Failures and troubleshooting

Deployment options: Netezza Performance Server for Cloud Pak for Data System

Learn how to proceed if a failure occurs during the expansion process.

If nzredrexpand fails or gets interrupted, it can be restarted by providing the --resume argument. Although the tool attempts to handle many common failure scenarios automatically, manual intervention might be necessary when critical failures that cause the system to go to the Down state happen. After you resolve the issues, the recovery action depends on the state of Netezza Performance Server, and the stage of expansion.

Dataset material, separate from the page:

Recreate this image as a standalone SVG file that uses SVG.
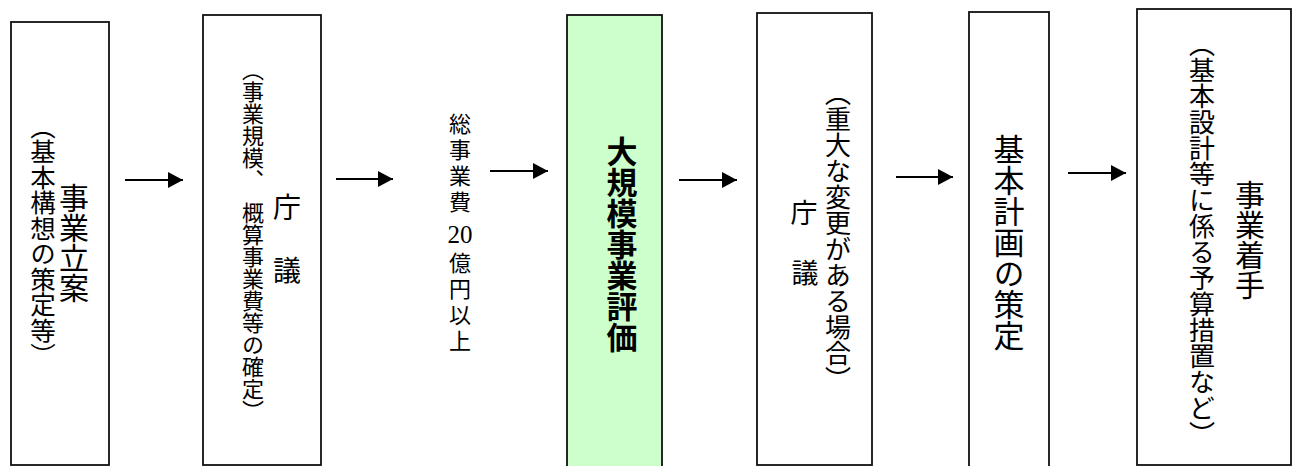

Expansion fails while a host backup is being taken
WORKAROUND:
  1. Make sure that there is enough space at the location where the tool is trying to back up.
  2. When the issue is resolved, run the nzredrexpand --resume command.
    nzredrexpand --resume
Expansion fails while a configuration is being generated
If expansion fails while configuration is being generated, it is most likely caused by nodes not being configured correctly on Cloud Pak for Data System.

WORKAROUND:

  1. Make sure that nodes are configured correctly on Cloud Pak for Data System.
  2. When this issue is resolved, run the nzredrexpand --resume command.
    nzredrexpand --resume
  3. Start Netezza Performance Server if it is stopped.
    nzstart
Expansion fails while the database is being locked
If expansion fails while the database is being locked, the failure might be caused by issues with the engine.

WORKAROUND:

  1. Resolve any engine-related issues.
  2. When the issues are resolved, run the nzredrexpand --resume command.
    nzredrexpand --resume
Expansion fails during nzstart -expand, before the system reaches the Pre-Online state
If expansion fails during nzstart -expand, before the system reaches the Pre-Online state, the failure might be caused by problems with the hardware.

WORKAROUND:

  1. Restore the configuration.
  2. Run the nzhostrestore command or the backup that was taken by the tool.
  3. Resolve any hardware-related issues.
  4. When the issues are resolved, run the nzredrexpand --resume command.
    nzredrexpand --resume
Expansion fails during nzstart -expand after the system reaches the Pre-Online state, but before the Online state
If the expansion fails during nzstart -expand after the system reaches the Pre-Online state, but before the Online state, the system needs developer involvement. The nzhostrestore command does not work because the disk labels get updated during the Pre-Online state, and host restore depends on the labels.
Redistribution is stopped
If the system does not go Down, the table redistribution phase proceeds automatically through various types of failures.
If the system goes Down, redistribution is stopped.

WORKAROUND:

  1. Identify and resolve any hardware-related issues.
  2. Bring the system back Online.
    nzstart
  3. Resume the expansion process by running the nzredrexpand --resume command.
    nzredrexpand --resume
Node e2n1 is not known to Magneto, or has no BMC
When you are running the nzredrexpand command, you might see the following error message.
Exception: Node e2n1 is not known to Magneto, or has no BMC

WORKAROUND:

  1. Power cycle the e2 enclosure nodes.
    for node in e2n{1..4}bmc; do echo $node; ipmitool -I lanplus -H $node -U USERID -P PASSW0RD power status ; done
  2. Wait for 10 minutes.
  3. Resume the expansion process by running the nzredrexpand --resume command.
    nzredrexpand --resume